Hutton in 1901 and Fulton in 1903 both presented a wide range of scientific evidence before the Royal Society and established beyond reasonable doubt that the Long-tailed Cuckoo migrates between New Zealand and the islands of the tropical Pacific.
Meanwhile on islands in the tropical Pacific some of the collectors of cuckoo specimens, including immatures, were claiming the bird bred in the tropics. As late as 1917, the renowned American ornithologist Alfred Wetmore accepted the claims that the cuckoo bred in the tropics, and with further support from a difference of plumage colour he proposed two subspecies: Urodynamis taitensis taitensis breeding in the tropical Pacific islands, and Urodynamis taitensis pheletes breeding in New Zealand.
Finally, in 1937 Bogert undertook an extensive study of specimens and established the modern understanding of the migration and wintering distribution of the Long-tailed Cuckoo.

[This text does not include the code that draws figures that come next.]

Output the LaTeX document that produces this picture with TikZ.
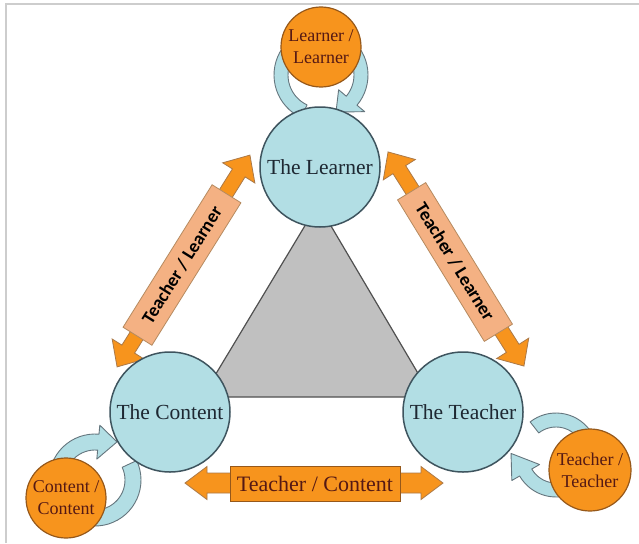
\documentclass[tikz,border=0pt]{standalone}
\usepackage{fontspec}
\setmainfont{Liberation Serif}
\newfontfamily\labelfont{Carlito}
\definecolor{cblue}{RGB}{178,222,228}
\definecolor{cline}{RGB}{62,84,94}
\definecolor{corange}{RGB}{247,148,29}
\definecolor{cobrd}{RGB}{150,88,26}
\definecolor{csalmon}{RGB}{244,177,131}
\definecolor{ctri}{RGB}{192,192,192}
\definecolor{ctriline}{RGB}{80,80,80}
\definecolor{ctext}{RGB}{30,40,50}
\definecolor{cotext}{RGB}{85,25,20}
\definecolor{cframe}{RGB}{205,205,205}
\tikzset{
  maincirc/.style={circle,draw=cline,fill=cblue,line width=1.5pt,minimum size=120pt,inner sep=0pt,
    text=ctext,font=\fontsize{21.5}{24}\selectfont},
  orcirc/.style={circle,draw=cobrd,fill=corange,line width=1.2pt,minimum size=80pt,inner sep=0pt,
    text=cotext,align=center,font=\fontsize{18}{22}\selectfont},
  loopband/.style={draw=cline!80,fill=cblue,line width=0.9pt,line join=round},
  orarrow/.style={draw=cobrd!80,fill=corange,line width=0.8pt,line join=miter},
  tlbox/.style={draw=cobrd!70,fill=csalmon,line width=0.8pt,minimum width=168pt,minimum height=34pt,
    inner sep=0pt,text=black,font=\labelfont\bfseries\fontsize{18.5}{20}\selectfont},
  bbox/.style={draw=cobrd,fill=corange,line width=1pt,minimum width=170pt,minimum height=35pt,
    inner sep=0pt,text=cotext,font=\fontsize{22}{24}\selectfont},
  tri/.style={draw=ctriline,fill=ctri,line width=1.2pt,line join=round}
}
% cx cy r halfwidth tailangle headangle tipangle headhalf tipoffset
\newcommand{\cyclearrow}[9]{%
  \filldraw[loopband] plot[domain=#5:#6,samples=50] ({#1+(#3+#4)*cos(\x)},{#2+(#3+#4)*sin(\x)})
   -- ({#1+(#3+#8)*cos(#6)},{#2+(#3+#8)*sin(#6)})
   -- ({#1+(#3+#9)*cos(#7)},{#2+(#3+#9)*sin(#7)})
   -- ({#1+(#3-#8)*cos(#6)},{#2+(#3-#8)*sin(#6)})
   -- plot[domain=#6:#5,samples=50] ({#1+(#3-#4)*cos(\x)},{#2+(#3-#4)*sin(\x)})
   -- cycle;}
% style cx cy angle halflength shafthalf headhalf headlength
\newcommand{\dblarrow}[8]{%
  \begin{scope}[shift={(#2,#3)},rotate=#4]
  \filldraw[#1] (-#5,0) -- ({-#5+#8},#7) -- ({-#5+#8},#6) -- ({#5-#8},#6) -- ({#5-#8},#7)
    -- (#5,0) -- ({#5-#8},-#7) -- ({#5-#8},-#6) -- ({-#5+#8},-#6) -- ({-#5+#8},-#7) -- cycle;
  \end{scope}}
\begin{document}
\begin{tikzpicture}[x=1pt,y=-1pt]
\useasboundingbox (0,0) rectangle (639,543);
\fill[white] (0,0) rectangle (639,543);
\draw[cframe,line width=2pt] (6,543) -- (6,4) -- (639,4);
% central triangle
\filldraw[tri] (318,204) -- (202,397) -- (432,397) -- cycle;
% self loops
\cyclearrow{321}{75}{40}{7}{115}{400}{68}{17}{0}
\cyclearrow{95}{480}{38}{8}{-25}{275}{300}{17}{6}
\cyclearrow{556}{455}{35}{7}{232}{510}{542}{16}{10}
% relation arrows
\dblarrow{orarrow}{183.5}{261}{57.9}{125}{7.5}{19}{21}
\dblarrow{orarrow}{456}{259}{-57.6}{126.8}{7.5}{19}{21}
\dblarrow{orarrow}{314}{483}{0}{129}{10}{16.5}{22}
\node[tlbox,rotate=58] (tlleft) at (182,265) {Teacher / Learner};
\node[tlbox,rotate=-58.5,minimum width=166pt,minimum height=33pt] (tlright) at (455,262) {Teacher / Learner};
\node[bbox] (tc) at (315,483.5) {Teacher / Content};
% main circles
\node[maincirc] (learner) at (320,167) {The Learner};
\node[maincirc] (content) at (170,412) {The Content};
\node[maincirc] (teacher) at (463,412) {The Teacher};
% self-relation circles
\node[orcirc] (ll) at (321,47) {Learner /\\Learner};
\node[orcirc] (cc) at (66,498) {Content /\\Content};
\node[orcirc,minimum size=82pt] (tt) at (590,470) {Teacher /\\Teacher};
\end{tikzpicture}
\end{document}
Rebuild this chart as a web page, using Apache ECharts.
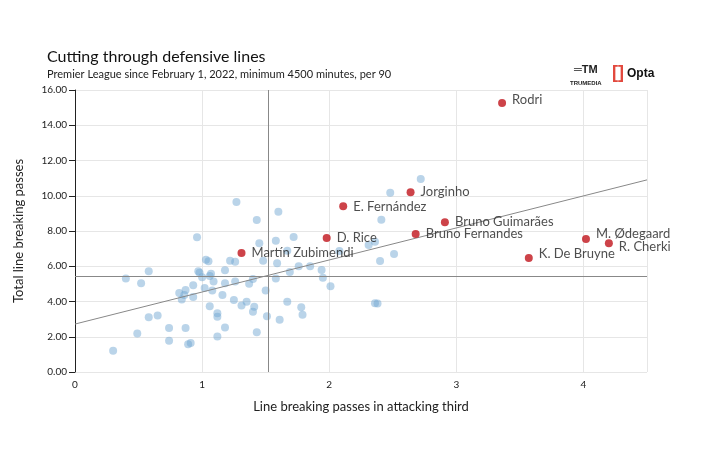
<!DOCTYPE html>
<html>
<head>
<meta charset="utf-8" />
<title>Cutting through defensive lines</title>
<script src="https://cdn.jsdelivr.net/npm/echarts@6/dist/echarts.min.js"></script>
<style>
  body { margin: 0; background: #fff; }
</style>
</head>
<body>
<div id="main" style="width: 720px;height:450px;"></div>
<script type="text/javascript">
// highlighted players
var namedPlayers = ['Rodri', 'Jorginho', 'E. Fernández', 'Bruno Guimarães', 'Bruno Fernandes', 'D. Rice', 'Martín Zubimendi', 'M. Ødegaard', 'R. Cherki', 'K. De Bruyne'];
var namedX = [3.36, 2.64, 2.11, 2.91, 2.68, 1.98, 1.31, 4.02, 4.2, 3.57];
var namedY = [15.26, 10.2, 9.4, 8.5, 7.83, 7.6, 6.75, 7.55, 7.3, 6.47];

// everyone else
var otherX = [1.27, 1.6, 1.43, 0.96, 1.45, 1.58, 1.72, 1.67, 1.48, 1.59, 1.03, 1.05, 1.22, 1.26, 1.18, 0.97, 0.98, 1.07, 1.0, 1.06,
  1.09, 0.58, 0.4, 0.52, 0.93, 1.02, 1.08, 1.18, 1.26, 1.37, 1.4, 1.58, 1.5, 1.69, 1.76, 1.85, 1.94, 1.95, 2.01, 2.08,
  0.82, 0.87, 0.86, 0.84, 0.93, 1.16, 1.25, 1.35, 1.31, 1.41, 1.4, 1.06, 1.12, 1.12, 1.67, 1.78, 1.79, 1.51, 1.61, 1.43,
  1.18, 1.12, 0.65, 0.58, 0.74, 0.87, 0.49, 0.74, 0.89, 0.91, 0.3, 2.36, 2.38, 2.41, 2.48, 2.31, 2.36, 2.4, 2.51, 2.72];
var otherY = [9.64, 9.09, 8.62, 7.64, 7.3, 7.45, 7.66, 6.88, 6.31, 6.17, 6.37, 6.28, 6.31, 6.26, 5.77, 5.71, 5.63, 5.58, 5.37, 5.45,
  5.14, 5.71, 5.31, 5.03, 4.92, 4.76, 4.63, 5.03, 5.14, 5.01, 5.28, 5.31, 4.63, 5.67, 6.0, 6.0, 5.79, 5.35, 4.86, 6.86,
  4.48, 4.65, 4.37, 4.12, 4.25, 4.37, 4.08, 3.99, 3.78, 3.7, 3.42, 3.73, 3.33, 3.14, 3.99, 3.67, 3.25, 3.16, 2.97, 2.25,
  2.53, 2.02, 3.21, 3.1, 2.5, 2.5, 2.19, 1.78, 1.57, 1.64, 1.21, 3.9, 3.89, 8.64, 10.17, 7.2, 7.39, 6.3, 6.69, 10.95];

var meanX = 1.52;
var meanY = 5.46;
var trendStart = [0, 2.72];
var trendEnd = [4.5, 10.9];

var font = 'Lato, "Open Sans", sans-serif';
var myChart = echarts.init(document.getElementById('main'));

// nudge overlapping labels
var labelNudge = { 'M. Ødegaard': [0, -5], 'R. Cherki': [0, 3], 'K. De Bruyne': [0, -4], 'Rodri': [0, -3] };

var option = {
  animation: false,
  textStyle: { fontFamily: font },
  title: {
    text: 'Cutting through defensive lines',
    subtext: 'Premier League since February 1, 2022, minimum 4500 minutes, per 90',
    left: 42, top: 44, itemGap: 4,
    textStyle: { color: '#111', fontSize: 16, fontWeight: 'normal', fontFamily: font },
    subtextStyle: { color: '#222', fontSize: 11, fontFamily: font }
  },
  graphic: [
    { type: 'text', left: 574, top: 64, style: { text: '═TM', fontSize: 11, fontWeight: 'bold', fill: '#222' } },
    { type: 'text', left: 570, top: 80, style: { text: 'TRUMEDIA', fontSize: 6, fontWeight: 'bold', fill: '#222' } },
    { type: 'text', left: 612, top: 64, style: { text: '[]', fontSize: 18, fontWeight: 'bold', fill: '#e2483d' } },
    { type: 'text', left: 627, top: 68, style: { text: 'Opta', fontSize: 12, fontWeight: 'bold', fill: '#111' } }
  ],
  grid: { left: 75, right: 73, top: 90, bottom: 78 },
  xAxis: {
    type: 'value', min: 0, max: 4.5, interval: 1,
    name: 'Line breaking passes in attacking third',
    nameLocation: 'middle', nameGap: 28,
    nameTextStyle: { color: '#222', fontSize: 13, fontFamily: font },
    axisLine: { show: false }, axisTick: { show: false },
    axisLabel: { color: '#222', fontSize: 10, showMaxLabel: false },
    splitLine: { lineStyle: { color: '#e6e6e6' } }
  },
  yAxis: {
    type: 'value', min: 0, max: 16, interval: 2,
    name: 'Total line breaking passes',
    nameLocation: 'middle', nameGap: 50,
    nameTextStyle: { color: '#222', fontSize: 13, fontFamily: font },
    axisLine: { show: true, lineStyle: { color: '#222' } },
    axisTick: { show: true, length: 6, lineStyle: { color: '#222' } },
    axisLabel: { color: '#222', fontSize: 10, formatter: function (v) { return v.toFixed(2); } },
    splitLine: { lineStyle: { color: '#e6e6e6' } }
  },
  series: [
    {
      type: 'scatter', symbolSize: 8,
      itemStyle: { color: 'rgba(110,165,210,0.6)' },
      data: otherX.map(function (x, i) { return [x, otherY[i]]; }),
      markLine: {
        silent: true, symbol: 'none', label: { show: false },
        lineStyle: { color: '#888', type: 'solid', width: 1 },
        data: [
          { xAxis: meanX },
          { yAxis: meanY },
          [{ coord: trendStart }, { coord: trendEnd }]
        ]
      }
    },
    {
      type: 'scatter', symbolSize: 8, z: 5,
      itemStyle: { color: '#c0141b' },
      label: {
        show: true, position: 'right', distance: 6,
        color: '#222', fontSize: 13, fontFamily: font,
        formatter: function (p) { return namedPlayers[p.dataIndex]; }
      },
      data: namedX.map(function (x, i) {
        var item = { value: [x, namedY[i]] };
        if (labelNudge[namedPlayers[i]]) item.label = { offset: labelNudge[namedPlayers[i]] };
        return item;
      })
    }
  ]
};
myChart.setOption(option);
</script>
</body>
</html>
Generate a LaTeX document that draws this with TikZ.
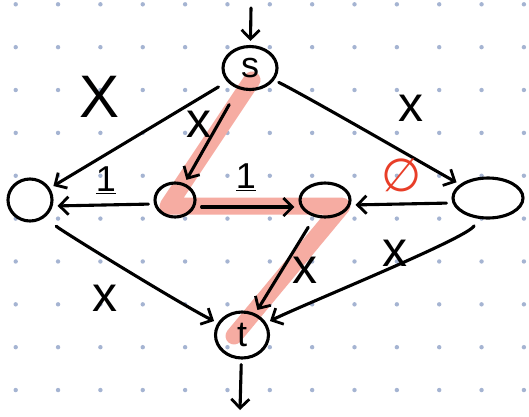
\documentclass[tikz,border=0pt]{standalone}
\usepackage{fontspec}
\setmainfont{Liberation Sans}
\newfontfamily\symfont{DejaVu Sans}
\usetikzlibrary{arrows.meta,shapes.geometric}
\definecolor{dotc}{RGB}{165,180,210}
\definecolor{hl}{RGB}{246,172,162}
\definecolor{redlbl}{RGB}{232,62,40}
\begin{document}
\begin{tikzpicture}[x=1pt,y=-1pt, line width=3.1pt, line cap=round, line join=round,
  nd/.style={draw, ellipse, inner sep=0pt, line width=3.1pt},
  ed/.style={-{Straight Barb[length=9pt,width=18pt,line width=2.8pt]}, shorten <=5pt, shorten >=4pt},
  lblx/.style={font=\fontsize{60}{60}\selectfont},
  lbln/.style={font=\fontsize{50}{50}\selectfont},
  lbl1/.style={font=\fontsize{36}{36}\selectfont}]
\fill[white] (0,0) rectangle (529,416);
\useasboundingbox (0,0) rectangle (529,416);
\foreach \i in {0,...,12} \foreach \j in {0,...,9}
  \fill[dotc] (15.7+42.35*\i, 4.3+42.86*\j) circle (2.2);
% highlight
\draw[hl, line width=17pt] (252,80) -- (168,206) -- (342,206) -- (234,336);
% nodes
\node[nd, minimum width=54, minimum height=43] (s) at (250,68) {\fontsize{36}{36}\selectfont s};
\node[nd, minimum width=44, minimum height=42] (a) at (30,200) {};
\node[nd, minimum width=40, minimum height=34] (b) at (175,200) {};
\node[nd, minimum width=50, minimum height=34] (c) at (325,200) {};
\node[nd, minimum width=70, minimum height=40] (d) at (488,198) {};
\node[nd, minimum width=53, minimum height=46] (t) at (242,335) {\fontsize{36}{36}\selectfont t};
\coordinate (in) at (251,8);
\coordinate (out) at (240,410);
% edges
\draw[ed, shorten <=0pt] (in) -- (s);
\draw[ed, shorten >=0pt] (t) -- (out);
\draw[ed, shorten <=10pt] (s) -- (a);
\draw[ed, shorten <=18pt] (s) -- (b);
\draw[ed] (s) .. controls +(60,30) and +(-40,-20) .. (d);
\draw[ed] ([yshift=-4pt]b.west) -- ([yshift=-6pt]a.east);
\draw[ed] ([yshift=-7pt]b.east) -- ([yshift=-7pt]c.west);
\draw[ed] ([yshift=-5pt]d.west) -- ([yshift=-5pt]c.east);
\draw[ed, shorten <=14pt] (a) .. controls +(30,30) and +(-60,-30) .. (t);
\draw[ed, shorten <=12pt] (c) -- (t);
\draw[ed, shorten <=8pt] (d) .. controls +(-20,40) and +(60,-30) .. (t);
% labels
\node[lblx] (l1) at (100,97) {X};
\node[lbln] (l2) at (199,124) {x};
\node[lbln] (l3) at (411,108) {x};
\node[lbl1] (l4) at (106,180) {\underline{1}};
\node[lbl1] (l5) at (246,177) {\underline{1}};
\node[text=redlbl, font=\symfont\fontsize{46}{46}\selectfont] (l6) at (402,175) {∅};
\node[lbln] (l7) at (105,298) {x};
\node[lbln] (l8) at (305,270) {x};
\node[lbln] (l9) at (395,253) {x};
\end{tikzpicture}
\end{document}
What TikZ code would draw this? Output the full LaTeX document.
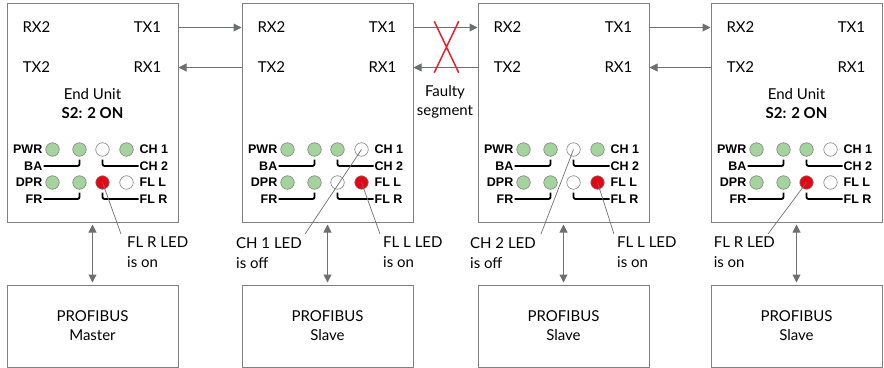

After breeding in New Zealand the adult cuckoos leave during January and February to migrate to the tropical islands of the Pacific, mainly to the islands of Fiji, Samoa, Tonga, Cook Islands, the Australs and Societies which are 3000 to 4000km from North Island. In many cases they are thought to undertake a direct overwater flight – the longest of any landbird.
The cuckoo has been recorded in New Zealand flying 80km/hr and if we assume it can sustain a modest 50km/hr during migration, it would take two-and-a-half days to fly the 3,000km to Rarotonga. With the initial support of the common westerlies it probably transits in less than two days.
Some cuckoos migrate much further afield to Micronesia in the west and the Marquesas and Pitcairn in the east, 5,000 to 6,000km from New Zealand. Future satellite tracking would show if they island-hop or fly direct.
The young cuckoos leave New Zealand in March and April and migrate by themselves northward to the tropical islands using inherited knowledge. Recent evidence shows that young cuckoos do not just fly north and stop at the first island. Their knowledge enables them to migrate to the full adult wintering distribution from Micronesia to French Polynesia. Amazing.
The juvenile birds have conspicuous cream spots above and a pale brown underside; by September most have changed into adult plumage. It is not known how many first year birds accompany the breeding adults south in October and November, but it is thought that the adults in the tropics during the summer are first-year birds which will migrate to breed in their second year.
The migration story took a surprising twist in 2012 when Gill and Hauber undertook a new study of specimens and observations. They concluded that many cuckoos in tropical Eastern Polynesia, such as the Cook Islands, do not migrate directly southwest to New Zealand. Beginning in June they use the persistent Southeast Trades to move westward to Samoa, Tonga and Fiji and it is from there that they migrate to New Zealand in October and November thereby avoiding the unfavourable westerlies below 30°S.